Dagg’s activism took many forms, from advocating for women in universities to writing a newsletter about sexist language. The idea for the newsletter, founded in 1983 and called Language Alert Newsletter, grew from arguments with authors Pierre Burton and Northrop Frye over their use of sexist wording. In it, Dagg detailed the sexist language used in whatever she was reading at the time. One issue, for example, noted the World Wildlife Fund’s use of male pronouns to describe the Peregrine falcon, while another focussed on the titles of university courses such as “Anthropology and the Future of Man.”
Her fight over sexist language in academia was part of a larger campaign to make universities more welcoming to women. In 1988, for example, Dagg, along with one of her students, Patricia Thompson, published MisEducation: Women and Canadian Universities. The book described the sexist culture at Canadian universities and advocated for less government funding to those institutions with discriminatory practices.
Personal Life
Anne Innis Dagg married Ian Ralph Dagg (1928-1993) when she returned from her first trip to Africa. Ian was a physicist she had met as an undergraduate at the University of Toronto.
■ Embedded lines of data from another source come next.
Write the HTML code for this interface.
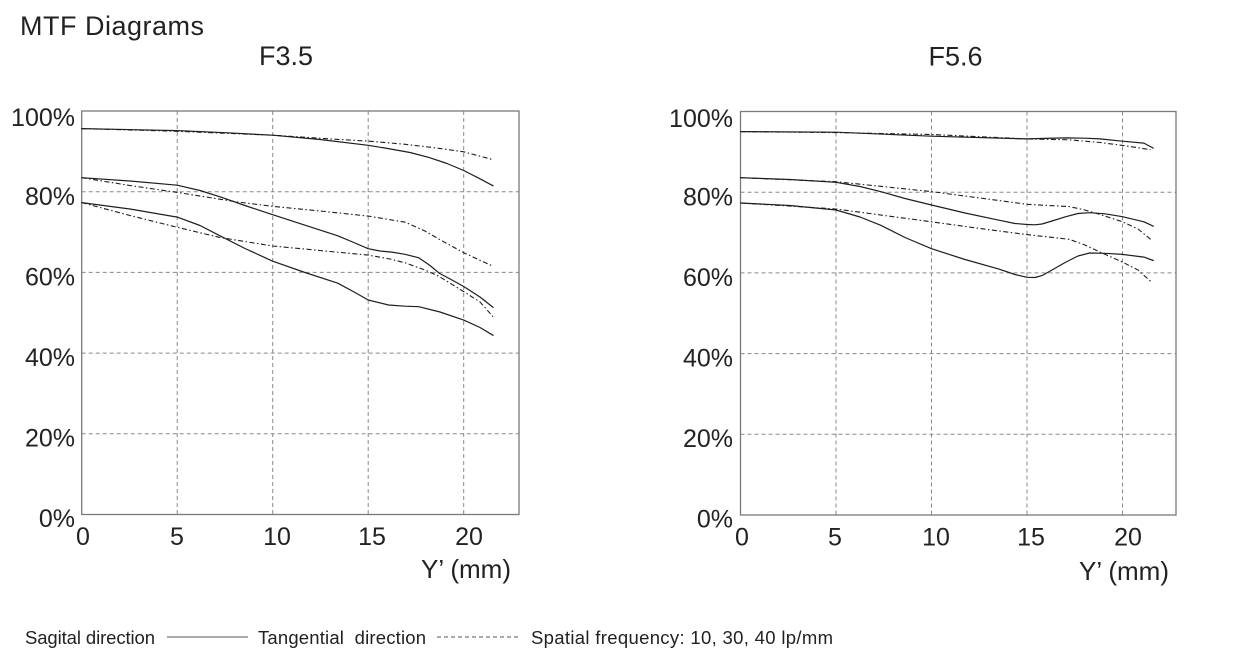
<!DOCTYPE html>
<html>
<head>
<meta charset="utf-8">
<style>
  html,body{margin:0;padding:0;background:#fff;}
  svg{display:block;}
  text{font-family:"Liberation Sans",sans-serif;fill:#222;}
</style>
</head>
<body>
<svg width="1233" height="672" viewBox="0 0 1233 672" xmlns="http://www.w3.org/2000/svg">
  <rect x="0" y="0" width="1233" height="672" fill="#fff"/>

  <!-- Titles -->
  <text x="20" y="35" font-size="27" textLength="184">MTF Diagrams</text>
  <text x="286" y="65" font-size="27" text-anchor="middle">F3.5</text>
  <text x="955.5" y="65.5" font-size="27" text-anchor="middle">F5.6</text>

  <!-- ============ LEFT CHART ============ -->
  <g stroke="#8a8a8a" stroke-width="1" stroke-dasharray="4 3" fill="none">
    <line x1="81.7" y1="191.7" x2="519" y2="191.7"/>
    <line x1="81.7" y1="272.4" x2="519" y2="272.4"/>
    <line x1="81.7" y1="353.1" x2="519" y2="353.1"/>
    <line x1="81.7" y1="433.8" x2="519" y2="433.8"/>
    <line x1="177.2" y1="111" x2="177.2" y2="514.5"/>
    <line x1="272.7" y1="111" x2="272.7" y2="514.5"/>
    <line x1="368.2" y1="111" x2="368.2" y2="514.5"/>
    <line x1="463.7" y1="111" x2="463.7" y2="514.5"/>
  </g>
  <rect x="81.7" y="111" width="437.3" height="403.5" fill="none" stroke="#7a7a7a" stroke-width="1.3"/>

  <g fill="none" stroke="#1e1e1e" stroke-width="1.2" stroke-linejoin="round" stroke-linecap="round">
    <!-- solid (sagittal) -->
    <polyline points="81.7,128.6 177.2,130.6 225,132.7 272.7,135.2 320,139.5 368.2,145.3 388.4,148.6 410,152.5 428.9,157.4 447,163.5 463.7,170.5 480,178.8 493.1,185.8"/>
    <polyline points="81.7,177.7 130,181 177.2,185.2 200,190.5 220,196.8 245,205.5 272.7,214.7 305,225.2 337.8,235.8 355,243 368.2,248.7 380,251 391.9,252.1 405,254.3 418.8,257.8 430,265.5 439.1,273.1 452,280 463.7,286.5 480,297 493.1,307.4"/>
    <polyline points="81.7,202.6 130,209 177.2,217.1 200,225.5 220,235.8 245,248.5 272.7,261.2 305,272.5 337.8,283.2 355,292.5 368.2,300.0 388.4,305.0 405,306.2 418.8,306.7 440,312 463.7,320.1 480,327.5 493.1,335.3"/>
  </g>
  <g fill="none" stroke="#1e1e1e" stroke-width="1.1" stroke-dasharray="5 2.5 1.5 2.5" stroke-linejoin="round">
    <!-- dashed (tangential) -->
    <polyline points="81.7,128.6 177.2,131.3 272.7,135.2 337.8,139.4 368.2,141.1 405.3,144.3 435,147.8 463.7,151.8 493.1,159.7"/>
    <polyline points="81.7,177.7 130,185.5 177.2,192.4 236.8,201.9 272.7,206.3 320,211 368.2,216.1 405.3,222.2 425,231 439.1,239.2 463.7,252.7 493.1,266.3"/>
    <polyline points="81.7,202.6 130,215.5 177.2,227.3 220,237.5 272.7,246.0 320,250.5 368.2,255.1 390,259 405.3,262.9 425,270 439.1,276.4 463.7,291.6 480,302 493.1,316.8"/>
  </g>

  <!-- left y labels -->
  <g font-size="25" text-anchor="end">
    <text x="75" y="126">100%</text>
    <text x="75" y="205">80%</text>
    <text x="75" y="285.5">60%</text>
    <text x="75" y="366">40%</text>
    <text x="75" y="446.5">20%</text>
    <text x="75" y="527">0%</text>
  </g>
  <!-- left x labels -->
  <g font-size="25" text-anchor="middle">
    <text x="83" y="545">0</text>
    <text x="177" y="545">5</text>
    <text x="277" y="545">10</text>
    <text x="372" y="545">15</text>
    <text x="469" y="545">20</text>
  </g>
  <text x="511" y="578" font-size="26" text-anchor="end">Y’ (mm)</text>

  <!-- ============ RIGHT CHART ============ -->
  <g stroke="#8a8a8a" stroke-width="1" stroke-dasharray="4 3" fill="none">
    <line x1="740.5" y1="192.2" x2="1176" y2="192.2"/>
    <line x1="740.5" y1="272.9" x2="1176" y2="272.9"/>
    <line x1="740.5" y1="353.6" x2="1176" y2="353.6"/>
    <line x1="740.5" y1="434.3" x2="1176" y2="434.3"/>
    <line x1="836" y1="111.5" x2="836" y2="515"/>
    <line x1="931.5" y1="111.5" x2="931.5" y2="515"/>
    <line x1="1027" y1="111.5" x2="1027" y2="515"/>
    <line x1="1122.5" y1="111.5" x2="1122.5" y2="515"/>
  </g>
  <rect x="740.5" y="111.5" width="435.5" height="403.5" fill="none" stroke="#7a7a7a" stroke-width="1.3"/>

  <g fill="none" stroke="#1e1e1e" stroke-width="1.2" stroke-linejoin="round" stroke-linecap="round">
    <polyline points="740.5,131.6 836.0,132.2 931.5,136.2 1027.0,138.9 1045,138.4 1065.8,137.9 1085,138.2 1099.8,138.9 1122.5,141.2 1143.9,143.1 1153.3,148.1"/>
    <polyline points="740.5,177.7 790,179.5 836.0,182.3 860,186.5 880.5,191.6 905,198.5 931.5,205.0 965,213 998.4,220.1 1015,223.5 1027,224.5 1035,224.8 1042,224.0 1052,221 1065.8,216.7 1078,213.5 1089.6,212.7 1105,213.8 1122.5,216.7 1143.9,221.8 1153.3,226.2"/>
    <polyline points="740.5,203.0 790,205.5 836.0,210.0 860,217 880.5,225.2 905,237.5 931.5,248.7 965,259.5 998.4,268.9 1015,274.5 1027,277.3 1035,277.5 1042,275.6 1052,270 1065.8,262.1 1078,256 1089.6,253.0 1105,253.3 1122.5,254.4 1143.9,257.1 1153.3,260.5"/>
  </g>
  <g fill="none" stroke="#1e1e1e" stroke-width="1.1" stroke-dasharray="5 2.5 1.5 2.5" stroke-linejoin="round">
    <polyline points="740.5,131.6 836.0,132.6 931.5,134.5 1027.0,138.9 1069.2,139.8 1100,142.5 1122.5,145.4 1150.6,149.7"/>
    <polyline points="740.5,177.7 836.0,181.7 931.5,191.6 980,198 1027.0,204.3 1069.2,206.6 1085,210 1099.8,214.4 1122.5,221.8 1138,229 1150.6,239.3"/>
    <polyline points="740.5,203.0 836.0,209.0 931.5,221.8 980,228.5 1027.0,234.6 1069.2,239.3 1085,245 1099.8,252.0 1122.5,262.1 1138,270 1150.6,281.3"/>
  </g>

  <!-- right y labels -->
  <g font-size="25" text-anchor="end">
    <text x="733" y="127">100%</text>
    <text x="733" y="205.5">80%</text>
    <text x="733" y="286">60%</text>
    <text x="733" y="366.5">40%</text>
    <text x="733" y="447">20%</text>
    <text x="733" y="527.5">0%</text>
  </g>
  <!-- right x labels -->
  <g font-size="25" text-anchor="middle">
    <text x="742" y="545.5">0</text>
    <text x="835" y="545.5">5</text>
    <text x="936" y="545.5">10</text>
    <text x="1031" y="545.5">15</text>
    <text x="1128" y="545.5">20</text>
  </g>
  <text x="1169" y="580" font-size="26" text-anchor="end">Y’ (mm)</text>

  <!-- ============ LEGEND ============ -->
  <text x="25" y="644" font-size="18.5" textLength="130">Sagital direction</text>
  <line x1="167" y1="637" x2="248" y2="637" stroke="#555" stroke-width="1"/>
  <text x="258" y="644" font-size="18.5" textLength="168" xml:space="preserve">Tangential  direction</text>
  <line x1="437" y1="637" x2="518" y2="637" stroke="#555" stroke-width="1" stroke-dasharray="4 3"/>
  <text x="531" y="644" font-size="18.5" textLength="302">Spatial frequency: 10, 30, 40 lp/mm</text>
</svg>
</body>
</html>
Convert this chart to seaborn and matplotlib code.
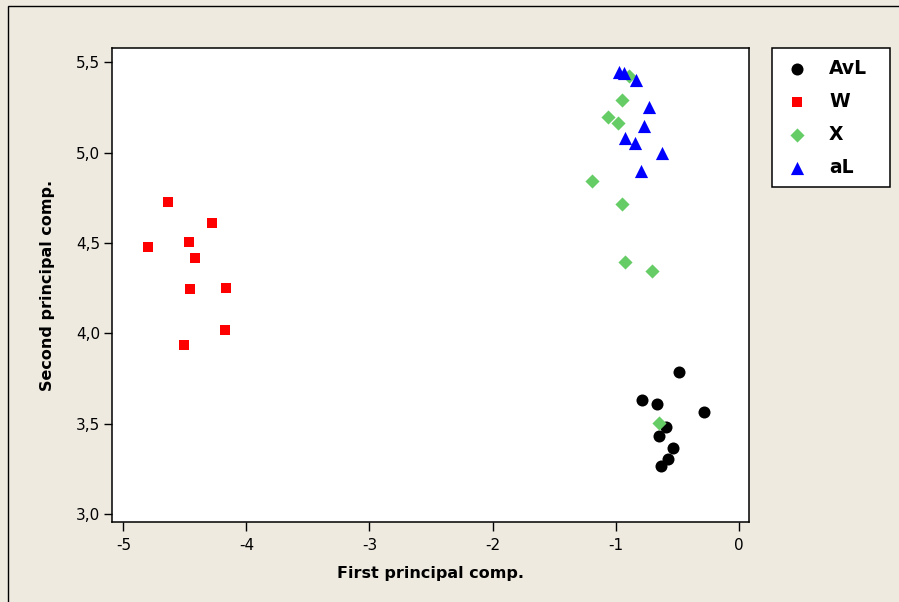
import numpy as np
import pandas as pd
import matplotlib
matplotlib.use("Agg")
import matplotlib.pyplot as plt
from matplotlib.patches import Rectangle
from matplotlib.ticker import FuncFormatter
import seaborn as sns

# datos (componentes principales)
grupos = ["AvL", "W", "X", "aL"]

avl_x = [-0.485, -0.788, -0.661, -0.279, -0.593, -0.647, -0.531, -0.572, -0.634]
avl_y = [3.789, 3.632, 3.608, 3.566, 3.485, 3.433, 3.365, 3.304, 3.269]

w_x = [-4.634, -4.276, -4.799, -4.468, -4.414, -4.455, -4.162, -4.175, -4.506]
w_y = [4.729, 4.610, 4.480, 4.504, 4.418, 4.244, 4.253, 4.019, 3.935]

x_x = [-0.889, -0.946, -1.064, -0.983, -1.189, -0.946, -0.924, -0.704, -0.645]
x_y = [5.424, 5.291, 5.199, 5.163, 4.843, 4.715, 4.394, 4.347, 3.503]

al_x = [-0.970, -0.935, -0.834, -0.729, -0.769, -0.924, -0.842, -0.626, -0.794]
al_y = [5.445, 5.440, 5.402, 5.251, 5.148, 5.080, 5.052, 5.000, 4.899]

df = pd.concat([
    pd.DataFrame({"PC1": avl_x, "PC2": avl_y, "Grupo": "AvL"}),
    pd.DataFrame({"PC1": w_x, "PC2": w_y, "Grupo": "W"}),
    pd.DataFrame({"PC1": x_x, "PC2": x_y, "Grupo": "X"}),
    pd.DataFrame({"PC1": al_x, "PC2": al_y, "Grupo": "aL"}),
], ignore_index=True)

colores = {"AvL": "black", "W": "#FF0000", "X": "#66CC66", "aL": "#0000FF"}
marcas = {"AvL": "o", "W": "s", "X": "D", "aL": "^"}
tamanos = {"AvL": 75, "W": 62, "X": 52, "aL": 90}

sns.set_style("white")
plt.rcParams["font.family"] = ["DejaVu Sans"]
plt.rcParams["text.color"] = "black"
plt.rcParams["axes.labelcolor"] = "black"
plt.rcParams["xtick.color"] = "black"
plt.rcParams["ytick.color"] = "black"

fig = plt.figure(figsize=(8.99, 6.02), dpi=100)
fig.patch.set_facecolor("#EEEAE0")
ax = fig.add_axes([0.1243, 0.1324, 0.8332 - 0.1243, 0.9198 - 0.1324])
ax.set_facecolor("white")

for g in grupos:
    sub = df[df.Grupo == g]
    sns.scatterplot(x="PC1", y="PC2", data=sub, ax=ax, color=colores[g],
                    marker=marcas[g], s=tamanos[g], linewidth=0, label=g,
                    legend=False)

ax.set_xlim(-5.094, 0.084)
ax.set_ylim(2.956, 5.577)
ax.set_xticks([-5, -4, -3, -2, -1, 0])
ax.set_yticks([3.0, 3.5, 4.0, 4.5, 5.0, 5.5])
ax.xaxis.set_major_formatter(FuncFormatter(lambda v, p: "%d" % v))
ax.yaxis.set_major_formatter(FuncFormatter(lambda v, p: ("%.1f" % v).replace(".", ",")))
ax.tick_params(axis="x", direction="out", length=6.5, width=1,
               labelsize=11, pad=5, bottom=True)
ax.tick_params(axis="y", direction="out", length=5.5, width=1,
               labelsize=11, pad=3, left=True)
for lado in ["top", "right", "bottom", "left"]:
    ax.spines[lado].set_color("black")
    ax.spines[lado].set_linewidth(1.1)

ax.set_xlabel("First principal comp.", fontsize=11.5, fontweight="bold", labelpad=9)
ax.set_ylabel("Second principal comp.", fontsize=11.5, fontweight="bold", labelpad=15)

handles, labels = ax.get_legend_handles_labels()
leg = fig.legend(handles, labels, loc="upper left",
                 bbox_to_anchor=(0.8585, 0.6, 0.1315, 0.3198), mode="expand",
                 frameon=True, fancybox=False, edgecolor="black", framealpha=1,
                 prop={"weight": "bold", "size": 13.5}, handletextpad=0.9,
                 labelspacing=0.75, borderpad=0.55, handlelength=1.6,
                 borderaxespad=0)
leg.get_frame().set_linewidth(1.1)

# marco de la ventana (solo se ve arriba y a la izquierda)
fig.add_artist(Rectangle((8 / 899, -0.1), 1.2, 1.1 - 6 / 602,
                         transform=fig.transFigure, fill=False,
                         edgecolor="black", linewidth=1.0))

fig.savefig("out.png", dpi=100, facecolor=fig.get_facecolor())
In 1959, the couple moved to Waterloo after Ian accepted a job at the University of Waterloo. They had three children: Hugh (1960), Ian (1962) and Mary (1965).
In 2006, Dagg published Pursuing Giraffe: A 1950s Adventure, detailing her year spent studying giraffes in South Africa. Toronto-based filmmaker Alison Reid was inspired by the story. Her documentary about Dagg, called The Woman Who Loves Giraffes, was released in 2018.
Dagg died on 1 April 2024, at age 91.